[Charts and diagrams as code]
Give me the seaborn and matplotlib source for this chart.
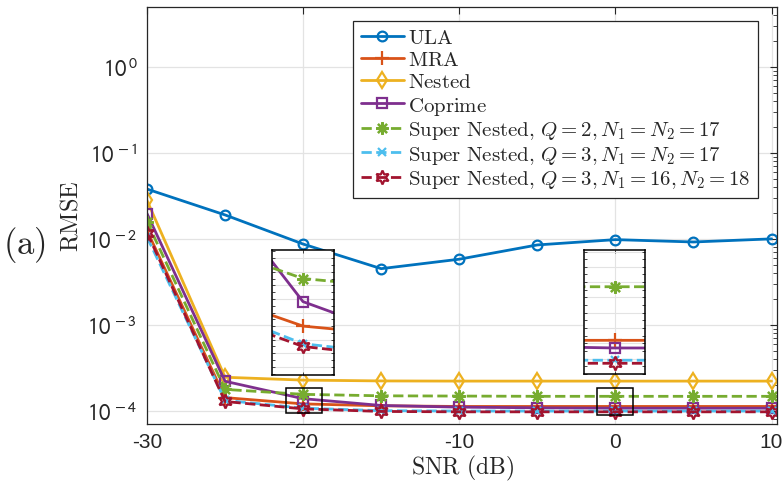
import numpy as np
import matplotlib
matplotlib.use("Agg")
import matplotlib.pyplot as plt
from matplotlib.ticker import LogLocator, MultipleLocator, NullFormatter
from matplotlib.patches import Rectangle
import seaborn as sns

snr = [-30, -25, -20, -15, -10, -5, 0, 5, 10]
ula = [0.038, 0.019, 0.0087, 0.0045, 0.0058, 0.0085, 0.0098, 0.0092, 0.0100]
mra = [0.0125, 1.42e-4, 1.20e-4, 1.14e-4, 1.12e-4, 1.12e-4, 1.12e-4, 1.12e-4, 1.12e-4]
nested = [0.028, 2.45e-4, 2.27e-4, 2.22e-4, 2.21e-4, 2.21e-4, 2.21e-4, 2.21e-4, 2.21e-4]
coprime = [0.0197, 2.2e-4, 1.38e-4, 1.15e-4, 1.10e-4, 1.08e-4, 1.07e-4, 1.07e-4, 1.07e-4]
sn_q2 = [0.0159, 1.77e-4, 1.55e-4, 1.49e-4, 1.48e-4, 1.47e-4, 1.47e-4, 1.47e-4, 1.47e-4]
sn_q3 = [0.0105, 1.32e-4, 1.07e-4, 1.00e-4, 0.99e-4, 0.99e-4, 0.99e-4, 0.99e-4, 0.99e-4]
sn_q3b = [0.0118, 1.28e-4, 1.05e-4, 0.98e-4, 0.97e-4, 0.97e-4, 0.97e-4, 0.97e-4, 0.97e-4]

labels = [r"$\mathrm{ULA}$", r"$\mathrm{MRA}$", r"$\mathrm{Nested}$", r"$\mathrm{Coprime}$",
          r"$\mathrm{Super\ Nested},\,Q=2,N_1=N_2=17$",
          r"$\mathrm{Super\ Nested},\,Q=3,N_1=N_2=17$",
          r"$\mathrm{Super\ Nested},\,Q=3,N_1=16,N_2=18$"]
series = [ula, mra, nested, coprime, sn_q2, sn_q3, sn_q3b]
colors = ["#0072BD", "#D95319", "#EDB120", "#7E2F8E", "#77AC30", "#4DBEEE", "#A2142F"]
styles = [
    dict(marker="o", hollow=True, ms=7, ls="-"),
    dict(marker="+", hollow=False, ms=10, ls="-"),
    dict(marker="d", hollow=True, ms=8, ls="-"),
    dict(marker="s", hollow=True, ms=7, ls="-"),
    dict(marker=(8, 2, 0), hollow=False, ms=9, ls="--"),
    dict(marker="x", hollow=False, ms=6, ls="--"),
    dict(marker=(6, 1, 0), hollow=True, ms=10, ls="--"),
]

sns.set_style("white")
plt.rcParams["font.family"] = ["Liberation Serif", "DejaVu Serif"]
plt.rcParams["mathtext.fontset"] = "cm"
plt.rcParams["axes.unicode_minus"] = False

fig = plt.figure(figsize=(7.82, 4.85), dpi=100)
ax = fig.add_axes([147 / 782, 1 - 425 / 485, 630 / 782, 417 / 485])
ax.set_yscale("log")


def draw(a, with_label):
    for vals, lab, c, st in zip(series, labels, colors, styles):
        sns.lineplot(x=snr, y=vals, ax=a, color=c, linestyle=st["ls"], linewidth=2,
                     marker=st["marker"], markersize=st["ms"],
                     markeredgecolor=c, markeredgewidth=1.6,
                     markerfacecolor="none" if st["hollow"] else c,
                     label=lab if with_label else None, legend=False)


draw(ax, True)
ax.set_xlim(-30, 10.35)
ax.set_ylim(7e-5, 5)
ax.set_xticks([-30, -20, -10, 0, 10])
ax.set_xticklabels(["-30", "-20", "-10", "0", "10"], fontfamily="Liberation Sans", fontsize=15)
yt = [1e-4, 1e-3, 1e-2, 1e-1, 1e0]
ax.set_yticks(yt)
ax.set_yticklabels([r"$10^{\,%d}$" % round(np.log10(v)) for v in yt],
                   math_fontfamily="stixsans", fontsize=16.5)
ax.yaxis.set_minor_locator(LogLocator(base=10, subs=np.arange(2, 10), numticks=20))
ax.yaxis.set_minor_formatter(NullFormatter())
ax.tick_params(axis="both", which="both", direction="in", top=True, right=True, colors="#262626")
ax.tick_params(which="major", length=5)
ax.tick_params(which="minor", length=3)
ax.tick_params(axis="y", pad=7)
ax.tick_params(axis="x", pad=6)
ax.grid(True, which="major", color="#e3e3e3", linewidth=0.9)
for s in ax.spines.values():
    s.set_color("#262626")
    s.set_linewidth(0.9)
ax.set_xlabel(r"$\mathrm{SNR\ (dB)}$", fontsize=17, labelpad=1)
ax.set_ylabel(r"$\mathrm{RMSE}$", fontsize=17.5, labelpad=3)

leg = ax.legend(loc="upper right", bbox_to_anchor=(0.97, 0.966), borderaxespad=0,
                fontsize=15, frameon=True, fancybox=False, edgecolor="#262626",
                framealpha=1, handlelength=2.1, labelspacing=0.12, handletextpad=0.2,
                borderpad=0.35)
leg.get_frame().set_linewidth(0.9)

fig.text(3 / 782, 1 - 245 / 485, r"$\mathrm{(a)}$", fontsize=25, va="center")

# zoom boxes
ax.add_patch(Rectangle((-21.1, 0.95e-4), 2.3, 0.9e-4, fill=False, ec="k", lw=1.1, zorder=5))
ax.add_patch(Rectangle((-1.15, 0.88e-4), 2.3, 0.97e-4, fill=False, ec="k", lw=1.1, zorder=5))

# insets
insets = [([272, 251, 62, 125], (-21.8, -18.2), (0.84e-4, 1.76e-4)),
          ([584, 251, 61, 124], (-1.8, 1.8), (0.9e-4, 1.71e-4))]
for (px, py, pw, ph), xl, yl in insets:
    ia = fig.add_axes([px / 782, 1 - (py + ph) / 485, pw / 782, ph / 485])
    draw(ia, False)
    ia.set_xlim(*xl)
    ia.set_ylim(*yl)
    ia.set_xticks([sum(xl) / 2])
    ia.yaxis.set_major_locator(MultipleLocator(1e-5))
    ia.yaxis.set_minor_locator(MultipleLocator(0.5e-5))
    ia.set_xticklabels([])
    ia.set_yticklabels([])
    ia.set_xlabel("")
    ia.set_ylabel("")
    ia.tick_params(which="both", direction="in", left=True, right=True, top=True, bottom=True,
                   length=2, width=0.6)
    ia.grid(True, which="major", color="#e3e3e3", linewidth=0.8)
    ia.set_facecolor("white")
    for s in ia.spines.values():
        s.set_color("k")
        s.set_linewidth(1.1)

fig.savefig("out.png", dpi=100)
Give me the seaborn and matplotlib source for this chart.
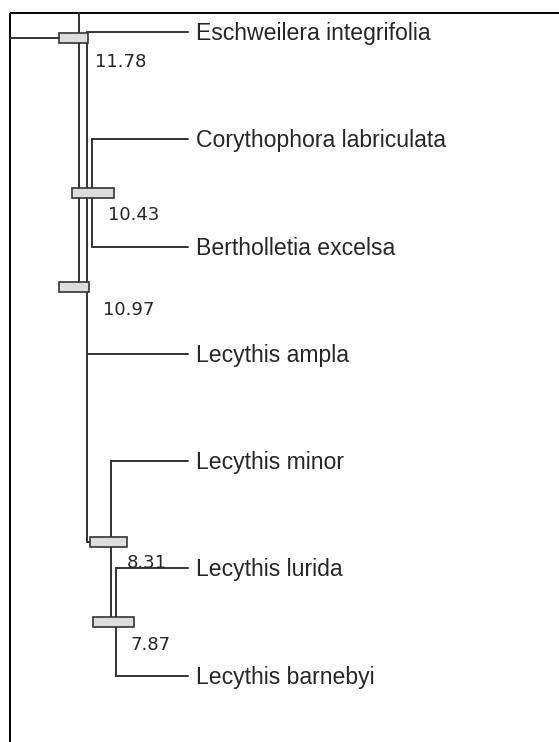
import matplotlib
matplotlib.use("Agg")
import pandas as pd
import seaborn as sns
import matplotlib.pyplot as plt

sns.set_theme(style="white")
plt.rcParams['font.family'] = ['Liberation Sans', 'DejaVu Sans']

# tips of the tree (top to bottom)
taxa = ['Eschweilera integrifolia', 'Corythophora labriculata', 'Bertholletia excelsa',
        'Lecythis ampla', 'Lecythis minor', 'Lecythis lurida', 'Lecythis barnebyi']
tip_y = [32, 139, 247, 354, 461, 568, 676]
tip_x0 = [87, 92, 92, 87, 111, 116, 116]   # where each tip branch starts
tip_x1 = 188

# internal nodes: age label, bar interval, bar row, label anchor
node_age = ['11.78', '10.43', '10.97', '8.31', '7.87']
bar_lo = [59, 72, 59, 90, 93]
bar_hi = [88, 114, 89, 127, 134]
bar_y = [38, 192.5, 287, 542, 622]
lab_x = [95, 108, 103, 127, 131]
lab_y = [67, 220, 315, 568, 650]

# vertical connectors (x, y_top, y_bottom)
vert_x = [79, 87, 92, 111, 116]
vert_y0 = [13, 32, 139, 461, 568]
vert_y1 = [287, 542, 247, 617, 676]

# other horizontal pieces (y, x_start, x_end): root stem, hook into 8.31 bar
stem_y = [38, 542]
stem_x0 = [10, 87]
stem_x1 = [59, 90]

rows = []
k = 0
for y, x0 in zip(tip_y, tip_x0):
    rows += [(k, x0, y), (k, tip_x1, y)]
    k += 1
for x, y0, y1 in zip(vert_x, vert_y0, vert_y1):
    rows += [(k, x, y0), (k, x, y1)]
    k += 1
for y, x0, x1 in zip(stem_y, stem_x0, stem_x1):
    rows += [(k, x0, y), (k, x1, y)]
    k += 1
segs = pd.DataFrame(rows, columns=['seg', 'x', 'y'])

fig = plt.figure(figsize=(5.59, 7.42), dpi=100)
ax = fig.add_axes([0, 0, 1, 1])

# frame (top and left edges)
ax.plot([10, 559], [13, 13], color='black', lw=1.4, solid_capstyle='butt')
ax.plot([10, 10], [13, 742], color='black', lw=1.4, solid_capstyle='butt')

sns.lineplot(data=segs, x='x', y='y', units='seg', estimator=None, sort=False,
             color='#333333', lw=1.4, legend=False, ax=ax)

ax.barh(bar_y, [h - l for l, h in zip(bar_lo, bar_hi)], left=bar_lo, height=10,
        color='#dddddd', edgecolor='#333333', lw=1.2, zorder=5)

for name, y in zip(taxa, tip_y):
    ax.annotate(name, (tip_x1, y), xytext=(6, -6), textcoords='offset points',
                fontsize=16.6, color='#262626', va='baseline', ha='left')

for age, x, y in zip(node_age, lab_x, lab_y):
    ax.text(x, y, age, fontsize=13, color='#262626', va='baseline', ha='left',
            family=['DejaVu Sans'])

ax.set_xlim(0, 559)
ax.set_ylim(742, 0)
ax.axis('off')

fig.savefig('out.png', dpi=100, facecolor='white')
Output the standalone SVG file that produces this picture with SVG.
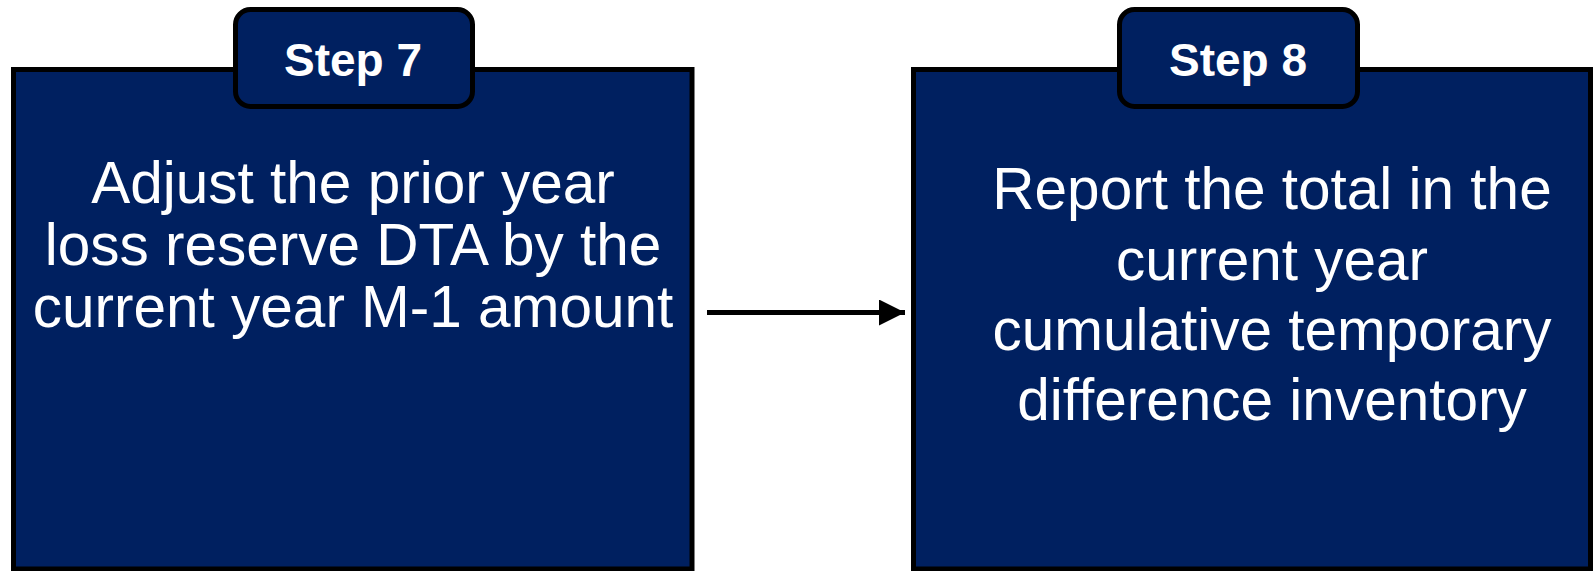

* Task directions *
Set down the records above word for word, from the first line through the line containing "0.97e-4, 0.97e-4, 0.97e-4]", both included; leave out the pictures.

* Result of this exercise *
Give me the seaborn and matplotlib source for this chart.
import numpy as np
import matplotlib
matplotlib.use("Agg")
import matplotlib.pyplot as plt
from matplotlib.ticker import LogLocator, MultipleLocator, NullFormatter
from matplotlib.patches import Rectangle
import seaborn as sns

snr = [-30, -25, -20, -15, -10, -5, 0, 5, 10]
ula = [0.038, 0.019, 0.0087, 0.0045, 0.0058, 0.0085, 0.0098, 0.0092, 0.0100]
mra = [0.0125, 1.42e-4, 1.20e-4, 1.14e-4, 1.12e-4, 1.12e-4, 1.12e-4, 1.12e-4, 1.12e-4]
nested = [0.028, 2.45e-4, 2.27e-4, 2.22e-4, 2.21e-4, 2.21e-4, 2.21e-4, 2.21e-4, 2.21e-4]
coprime = [0.0197, 2.2e-4, 1.38e-4, 1.15e-4, 1.10e-4, 1.08e-4, 1.07e-4, 1.07e-4, 1.07e-4]
sn_q2 = [0.0159, 1.77e-4, 1.55e-4, 1.49e-4, 1.48e-4, 1.47e-4, 1.47e-4, 1.47e-4, 1.47e-4]
sn_q3 = [0.0105, 1.32e-4, 1.07e-4, 1.00e-4, 0.99e-4, 0.99e-4, 0.99e-4, 0.99e-4, 0.99e-4]
sn_q3b = [0.0118, 1.28e-4, 1.05e-4, 0.98e-4, 0.97e-4, 0.97e-4, 0.97e-4, 0.97e-4, 0.97e-4]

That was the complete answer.